- Goal: Output all lines exactly.

########

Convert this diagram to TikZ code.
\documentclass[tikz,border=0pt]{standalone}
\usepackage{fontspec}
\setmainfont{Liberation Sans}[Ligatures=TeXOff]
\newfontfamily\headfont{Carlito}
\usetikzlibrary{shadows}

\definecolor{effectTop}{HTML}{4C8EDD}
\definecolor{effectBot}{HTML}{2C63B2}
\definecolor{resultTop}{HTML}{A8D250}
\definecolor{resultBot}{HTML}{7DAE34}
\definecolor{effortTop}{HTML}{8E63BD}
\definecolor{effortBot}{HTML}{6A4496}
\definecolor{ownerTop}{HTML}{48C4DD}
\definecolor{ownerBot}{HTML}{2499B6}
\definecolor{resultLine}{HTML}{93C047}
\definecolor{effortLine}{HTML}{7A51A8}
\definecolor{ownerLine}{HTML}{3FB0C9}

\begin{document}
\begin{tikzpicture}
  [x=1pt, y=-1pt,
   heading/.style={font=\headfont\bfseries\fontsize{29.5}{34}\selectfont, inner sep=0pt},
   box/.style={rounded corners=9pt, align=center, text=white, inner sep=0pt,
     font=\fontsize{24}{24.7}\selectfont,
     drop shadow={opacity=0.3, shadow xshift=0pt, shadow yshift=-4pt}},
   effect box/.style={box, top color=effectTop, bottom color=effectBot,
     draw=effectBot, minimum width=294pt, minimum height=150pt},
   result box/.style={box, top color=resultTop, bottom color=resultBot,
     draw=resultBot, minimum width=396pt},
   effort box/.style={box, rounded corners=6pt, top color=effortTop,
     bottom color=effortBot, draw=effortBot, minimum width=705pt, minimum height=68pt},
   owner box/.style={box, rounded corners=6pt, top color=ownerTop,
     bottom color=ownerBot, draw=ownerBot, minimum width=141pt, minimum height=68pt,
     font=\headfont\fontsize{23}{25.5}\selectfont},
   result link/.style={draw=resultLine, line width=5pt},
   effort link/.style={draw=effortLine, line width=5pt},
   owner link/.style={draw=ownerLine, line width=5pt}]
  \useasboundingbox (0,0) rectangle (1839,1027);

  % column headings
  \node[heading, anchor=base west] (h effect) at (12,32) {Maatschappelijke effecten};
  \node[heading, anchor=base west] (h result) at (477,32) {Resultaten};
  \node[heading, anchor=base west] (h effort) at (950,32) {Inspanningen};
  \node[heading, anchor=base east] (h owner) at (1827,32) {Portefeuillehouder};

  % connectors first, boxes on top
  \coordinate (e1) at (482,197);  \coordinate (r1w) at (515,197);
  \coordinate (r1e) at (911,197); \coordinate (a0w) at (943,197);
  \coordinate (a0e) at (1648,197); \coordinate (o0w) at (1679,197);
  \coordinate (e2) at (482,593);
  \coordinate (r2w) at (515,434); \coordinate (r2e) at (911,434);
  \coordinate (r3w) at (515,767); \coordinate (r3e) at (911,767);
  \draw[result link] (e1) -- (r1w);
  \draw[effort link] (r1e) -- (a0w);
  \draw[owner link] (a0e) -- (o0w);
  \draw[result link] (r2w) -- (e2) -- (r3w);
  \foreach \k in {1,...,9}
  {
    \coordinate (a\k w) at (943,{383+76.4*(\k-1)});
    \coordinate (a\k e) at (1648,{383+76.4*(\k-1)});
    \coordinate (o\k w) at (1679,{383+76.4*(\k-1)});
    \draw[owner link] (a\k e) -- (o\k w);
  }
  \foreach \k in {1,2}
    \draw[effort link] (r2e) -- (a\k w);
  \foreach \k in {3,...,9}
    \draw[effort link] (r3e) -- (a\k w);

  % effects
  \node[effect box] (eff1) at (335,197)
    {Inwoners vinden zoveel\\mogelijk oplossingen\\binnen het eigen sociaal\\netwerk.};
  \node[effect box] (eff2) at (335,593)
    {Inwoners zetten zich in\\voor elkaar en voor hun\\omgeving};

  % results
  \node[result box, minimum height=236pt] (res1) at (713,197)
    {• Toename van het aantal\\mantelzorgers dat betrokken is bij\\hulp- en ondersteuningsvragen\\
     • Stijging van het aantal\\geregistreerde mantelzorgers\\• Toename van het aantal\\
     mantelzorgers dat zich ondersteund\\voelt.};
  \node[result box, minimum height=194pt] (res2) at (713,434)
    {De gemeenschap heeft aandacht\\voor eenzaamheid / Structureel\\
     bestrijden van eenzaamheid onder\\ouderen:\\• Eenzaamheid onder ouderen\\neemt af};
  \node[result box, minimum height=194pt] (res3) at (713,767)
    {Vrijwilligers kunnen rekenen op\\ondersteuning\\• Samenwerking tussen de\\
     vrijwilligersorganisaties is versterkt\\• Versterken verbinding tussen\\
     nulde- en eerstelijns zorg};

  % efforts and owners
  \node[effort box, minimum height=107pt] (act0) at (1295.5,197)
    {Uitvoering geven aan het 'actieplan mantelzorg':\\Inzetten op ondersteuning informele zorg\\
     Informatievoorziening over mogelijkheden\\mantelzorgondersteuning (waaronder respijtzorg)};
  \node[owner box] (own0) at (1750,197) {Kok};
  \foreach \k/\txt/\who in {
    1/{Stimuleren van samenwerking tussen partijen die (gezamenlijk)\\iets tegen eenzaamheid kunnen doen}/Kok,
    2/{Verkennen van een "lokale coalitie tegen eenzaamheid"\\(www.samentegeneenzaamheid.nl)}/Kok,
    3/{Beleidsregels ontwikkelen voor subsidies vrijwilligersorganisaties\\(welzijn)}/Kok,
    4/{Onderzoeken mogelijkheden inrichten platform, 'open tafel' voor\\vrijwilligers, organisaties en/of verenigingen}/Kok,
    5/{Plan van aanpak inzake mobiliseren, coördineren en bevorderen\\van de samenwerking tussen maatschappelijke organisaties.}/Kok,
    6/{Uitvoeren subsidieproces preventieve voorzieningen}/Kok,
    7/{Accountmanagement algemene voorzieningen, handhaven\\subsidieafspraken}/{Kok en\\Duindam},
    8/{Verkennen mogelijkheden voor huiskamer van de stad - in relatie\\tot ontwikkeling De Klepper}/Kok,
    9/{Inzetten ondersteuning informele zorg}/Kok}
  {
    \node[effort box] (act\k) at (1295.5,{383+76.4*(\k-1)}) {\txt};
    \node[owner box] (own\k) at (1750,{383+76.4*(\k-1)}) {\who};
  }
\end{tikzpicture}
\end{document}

########

- Answer to the task:
Convert this diagram to TikZ code.
\documentclass[tikz,border=0pt]{standalone}
\usepackage{fontspec}
\setmainfont{Liberation Sans}[Ligatures=TeXOff]
\newfontfamily\headfont{Carlito}
\usetikzlibrary{shadows}

\definecolor{effectTop}{HTML}{4C8EDD}
\definecolor{effectBot}{HTML}{2C63B2}
\definecolor{resultTop}{HTML}{A8D250}
\definecolor{resultBot}{HTML}{7DAE34}
\definecolor{effortTop}{HTML}{8E63BD}
\definecolor{effortBot}{HTML}{6A4496}
\definecolor{ownerTop}{HTML}{48C4DD}
\definecolor{ownerBot}{HTML}{2499B6}
\definecolor{resultLine}{HTML}{93C047}
\definecolor{effortLine}{HTML}{7A51A8}
\definecolor{ownerLine}{HTML}{3FB0C9}

\begin{document}
\begin{tikzpicture}
  [x=1pt, y=-1pt,
   heading/.style={font=\headfont\bfseries\fontsize{29.5}{34}\selectfont, inner sep=0pt},
   box/.style={rounded corners=9pt, align=center, text=white, inner sep=0pt,
     font=\fontsize{24}{24.7}\selectfont,
     drop shadow={opacity=0.3, shadow xshift=0pt, shadow yshift=-4pt}},
   effect box/.style={box, top color=effectTop, bottom color=effectBot,
     draw=effectBot, minimum width=294pt, minimum height=150pt},
   result box/.style={box, top color=resultTop, bottom color=resultBot,
     draw=resultBot, minimum width=396pt},
   effort box/.style={box, rounded corners=6pt, top color=effortTop,
     bottom color=effortBot, draw=effortBot, minimum width=705pt, minimum height=68pt},
   owner box/.style={box, rounded corners=6pt, top color=ownerTop,
     bottom color=ownerBot, draw=ownerBot, minimum width=141pt, minimum height=68pt,
     font=\headfont\fontsize{23}{25.5}\selectfont},
   result link/.style={draw=resultLine, line width=5pt},
   effort link/.style={draw=effortLine, line width=5pt},
   owner link/.style={draw=ownerLine, line width=5pt}]
  \useasboundingbox (0,0) rectangle (1839,1027);

  % column headings
  \node[heading, anchor=base west] (h effect) at (12,32) {Maatschappelijke effecten};
  \node[heading, anchor=base west] (h result) at (477,32) {Resultaten};
  \node[heading, anchor=base west] (h effort) at (950,32) {Inspanningen};
  \node[heading, anchor=base east] (h owner) at (1827,32) {Portefeuillehouder};

  % connectors first, boxes on top
  \coordinate (e1) at (482,197);  \coordinate (r1w) at (515,197);
  \coordinate (r1e) at (911,197); \coordinate (a0w) at (943,197);
  \coordinate (a0e) at (1648,197); \coordinate (o0w) at (1679,197);
  \coordinate (e2) at (482,593);
  \coordinate (r2w) at (515,434); \coordinate (r2e) at (911,434);
  \coordinate (r3w) at (515,767); \coordinate (r3e) at (911,767);
  \draw[result link] (e1) -- (r1w);
  \draw[effort link] (r1e) -- (a0w);
  \draw[owner link] (a0e) -- (o0w);
  \draw[result link] (r2w) -- (e2) -- (r3w);
  \foreach \k in {1,...,9}
  {
    \coordinate (a\k w) at (943,{383+76.4*(\k-1)});
    \coordinate (a\k e) at (1648,{383+76.4*(\k-1)});
    \coordinate (o\k w) at (1679,{383+76.4*(\k-1)});
    \draw[owner link] (a\k e) -- (o\k w);
  }
  \foreach \k in {1,2}
    \draw[effort link] (r2e) -- (a\k w);
  \foreach \k in {3,...,9}
    \draw[effort link] (r3e) -- (a\k w);

  % effects
  \node[effect box] (eff1) at (335,197)
    {Inwoners vinden zoveel\\mogelijk oplossingen\\binnen het eigen sociaal\\netwerk.};
  \node[effect box] (eff2) at (335,593)
    {Inwoners zetten zich in\\voor elkaar en voor hun\\omgeving};

  % results
  \node[result box, minimum height=236pt] (res1) at (713,197)
    {• Toename van het aantal\\mantelzorgers dat betrokken is bij\\hulp- en ondersteuningsvragen\\
     • Stijging van het aantal\\geregistreerde mantelzorgers\\• Toename van het aantal\\
     mantelzorgers dat zich ondersteund\\voelt.};
  \node[result box, minimum height=194pt] (res2) at (713,434)
    {De gemeenschap heeft aandacht\\voor eenzaamheid / Structureel\\
     bestrijden van eenzaamheid onder\\ouderen:\\• Eenzaamheid onder ouderen\\neemt af};
  \node[result box, minimum height=194pt] (res3) at (713,767)
    {Vrijwilligers kunnen rekenen op\\ondersteuning\\• Samenwerking tussen de\\
     vrijwilligersorganisaties is versterkt\\• Versterken verbinding tussen\\
     nulde- en eerstelijns zorg};

  % efforts and owners
  \node[effort box, minimum height=107pt] (act0) at (1295.5,197)
    {Uitvoering geven aan het 'actieplan mantelzorg':\\Inzetten op ondersteuning informele zorg\\
     Informatievoorziening over mogelijkheden\\mantelzorgondersteuning (waaronder respijtzorg)};
  \node[owner box] (own0) at (1750,197) {Kok};
  \foreach \k/\txt/\who in {
    1/{Stimuleren van samenwerking tussen partijen die (gezamenlijk)\\iets tegen eenzaamheid kunnen doen}/Kok,
    2/{Verkennen van een "lokale coalitie tegen eenzaamheid"\\(www.samentegeneenzaamheid.nl)}/Kok,
    3/{Beleidsregels ontwikkelen voor subsidies vrijwilligersorganisaties\\(welzijn)}/Kok,
    4/{Onderzoeken mogelijkheden inrichten platform, 'open tafel' voor\\vrijwilligers, organisaties en/of verenigingen}/Kok,
    5/{Plan van aanpak inzake mobiliseren, coördineren en bevorderen\\van de samenwerking tussen maatschappelijke organisaties.}/Kok,
    6/{Uitvoeren subsidieproces preventieve voorzieningen}/Kok,
    7/{Accountmanagement algemene voorzieningen, handhaven\\subsidieafspraken}/{Kok en\\Duindam},
    8/{Verkennen mogelijkheden voor huiskamer van de stad - in relatie\\tot ontwikkeling De Klepper}/Kok,
    9/{Inzetten ondersteuning informele zorg}/Kok}
  {
    \node[effort box] (act\k) at (1295.5,{383+76.4*(\k-1)}) {\txt};
    \node[owner box] (own\k) at (1750,{383+76.4*(\k-1)}) {\who};
  }
\end{tikzpicture}
\end{document}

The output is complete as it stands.